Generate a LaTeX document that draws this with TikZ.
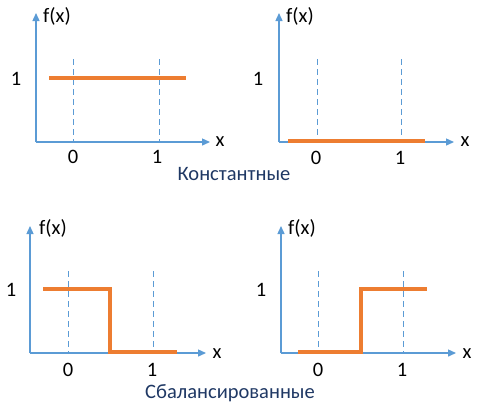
\documentclass[tikz,border=0pt]{standalone}
\usepackage{fontspec}
\setmainfont{Carlito}
\usetikzlibrary{arrows.meta}
\definecolor{axisblue}{HTML}{5B9BD5}
\definecolor{fnorange}{HTML}{ED7D31}
\definecolor{titleblue}{HTML}{1F3864}
\begin{document}
\begin{tikzpicture}[x=1pt, y=-1pt,
		axis/.style={axisblue, line width=1.4pt, -{Triangle[length=8pt, width=7pt]}},
		grid/.style={axisblue, line width=0.9pt, dash pattern=on 6pt off 4pt},
		fn/.style={fnorange, line width=3.2pt},
		lbl/.style={font=\fontsize{20.5}{24}\selectfont, inner sep=0pt},
		title/.style={titleblue, font=\fontsize{20.5}{24}\selectfont, inner sep=0pt}]
			\useasboundingbox (0, 0) rectangle (481, 408);
			% top left
			\coordinate (O1) at (36, 142);
			\draw[axis] (O1) -- (36, 13);
			\draw[axis] (O1) -- (210, 142);
			\draw[grid] (73, 59) -- (73, 142);
			\draw[grid] (159, 59) -- (159, 142);
			\draw[fn] (49, 78) -- (186, 78);
			\node[lbl] (fx1) at (57, 16) {f(x)};
			\node[lbl] (x1) at (220, 142) {x};
			\node[lbl] (one1) at (16, 79) {1};
			\node[lbl] (a1) at (73, 157) {0};
			\node[lbl] (b1) at (157, 157) {1};
			% top right
			\coordinate (O2) at (279, 142);
			\draw[axis] (O2) -- (279, 13);
			\draw[axis] (O2) -- (454, 142);
			\draw[grid] (317, 59) -- (317, 142);
			\draw[grid] (401, 59) -- (401, 142);
			\draw[fn] (288, 141) -- (425, 141);
			\node[lbl] (fx2) at (300, 16) {f(x)};
			\node[lbl] (x2) at (465, 142) {x};
			\node[lbl] (one2) at (258, 79) {1};
			\node[lbl] (a2) at (316, 158) {0};
			\node[lbl] (b2) at (400, 158) {1};
			\node[title] (const) at (234, 174) {Константные};
			% bottom left
			\coordinate (O3) at (30, 353);
			\draw[axis] (O3) -- (30, 226);
			\draw[axis] (O3) -- (206, 353);
			\draw[grid] (68, 271) -- (68, 353);
			\draw[grid] (153, 271) -- (153, 353);
			\draw[fn] (43, 289) -- (110, 289) -- (110, 352) -- (177, 352);
			\node[lbl] (fx3) at (53, 228) {f(x)};
			\node[lbl] (x3) at (217, 354) {x};
			\node[lbl] (one3) at (11, 290) {1};
			\node[lbl] (a3) at (68, 370) {0};
			\node[lbl] (b3) at (152, 370) {1};
			% bottom right
			\coordinate (O4) at (281, 353);
			\draw[axis] (O4) -- (281, 226);
			\draw[axis] (O4) -- (456, 353);
			\draw[grid] (318, 271) -- (318, 353);
			\draw[grid] (403, 271) -- (403, 353);
			\draw[fn] (298, 352) -- (361, 352) -- (361, 289) -- (427, 289);
			\node[lbl] (fx4) at (302, 228) {f(x)};
			\node[lbl] (x4) at (467, 354) {x};
			\node[lbl] (one4) at (261, 290) {1};
			\node[lbl] (a4) at (318, 370) {0};
			\node[lbl] (b4) at (402, 370) {1};
			\node[title] (bal) at (230, 393) {Сбалансированные};
\end{tikzpicture}
\end{document}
*-*-*
Every line above should be repeated exactly; pictures stay out of the copy.

Generate a LaTeX document that draws this with TikZ.
\documentclass[tikz,border=0pt]{standalone}
\usepackage{fontspec}
\setmainfont{Carlito}
\usetikzlibrary{arrows.meta}
\definecolor{axisblue}{HTML}{5B9BD5}
\definecolor{fnorange}{HTML}{ED7D31}
\definecolor{titleblue}{HTML}{1F3864}
\begin{document}
\begin{tikzpicture}[x=1pt, y=-1pt,
		axis/.style={axisblue, line width=1.4pt, -{Triangle[length=8pt, width=7pt]}},
		grid/.style={axisblue, line width=0.9pt, dash pattern=on 6pt off 4pt},
		fn/.style={fnorange, line width=3.2pt},
		lbl/.style={font=\fontsize{20.5}{24}\selectfont, inner sep=0pt},
		title/.style={titleblue, font=\fontsize{20.5}{24}\selectfont, inner sep=0pt}]
			\useasboundingbox (0, 0) rectangle (481, 408);
			% top left
			\coordinate (O1) at (36, 142);
			\draw[axis] (O1) -- (36, 13);
			\draw[axis] (O1) -- (210, 142);
			\draw[grid] (73, 59) -- (73, 142);
			\draw[grid] (159, 59) -- (159, 142);
			\draw[fn] (49, 78) -- (186, 78);
			\node[lbl] (fx1) at (57, 16) {f(x)};
			\node[lbl] (x1) at (220, 142) {x};
			\node[lbl] (one1) at (16, 79) {1};
			\node[lbl] (a1) at (73, 157) {0};
			\node[lbl] (b1) at (157, 157) {1};
			% top right
			\coordinate (O2) at (279, 142);
			\draw[axis] (O2) -- (279, 13);
			\draw[axis] (O2) -- (454, 142);
			\draw[grid] (317, 59) -- (317, 142);
			\draw[grid] (401, 59) -- (401, 142);
			\draw[fn] (288, 141) -- (425, 141);
			\node[lbl] (fx2) at (300, 16) {f(x)};
			\node[lbl] (x2) at (465, 142) {x};
			\node[lbl] (one2) at (258, 79) {1};
			\node[lbl] (a2) at (316, 158) {0};
			\node[lbl] (b2) at (400, 158) {1};
			\node[title] (const) at (234, 174) {Константные};
			% bottom left
			\coordinate (O3) at (30, 353);
			\draw[axis] (O3) -- (30, 226);
			\draw[axis] (O3) -- (206, 353);
			\draw[grid] (68, 271) -- (68, 353);
			\draw[grid] (153, 271) -- (153, 353);
			\draw[fn] (43, 289) -- (110, 289) -- (110, 352) -- (177, 352);
			\node[lbl] (fx3) at (53, 228) {f(x)};
			\node[lbl] (x3) at (217, 354) {x};
			\node[lbl] (one3) at (11, 290) {1};
			\node[lbl] (a3) at (68, 370) {0};
			\node[lbl] (b3) at (152, 370) {1};
			% bottom right
			\coordinate (O4) at (281, 353);
			\draw[axis] (O4) -- (281, 226);
			\draw[axis] (O4) -- (456, 353);
			\draw[grid] (318, 271) -- (318, 353);
			\draw[grid] (403, 271) -- (403, 353);
			\draw[fn] (298, 352) -- (361, 352) -- (361, 289) -- (427, 289);
			\node[lbl] (fx4) at (302, 228) {f(x)};
			\node[lbl] (x4) at (467, 354) {x};
			\node[lbl] (one4) at (261, 290) {1};
			\node[lbl] (a4) at (318, 370) {0};
			\node[lbl] (b4) at (402, 370) {1};
			\node[title] (bal) at (230, 393) {Сбалансированные};
\end{tikzpicture}
\end{document}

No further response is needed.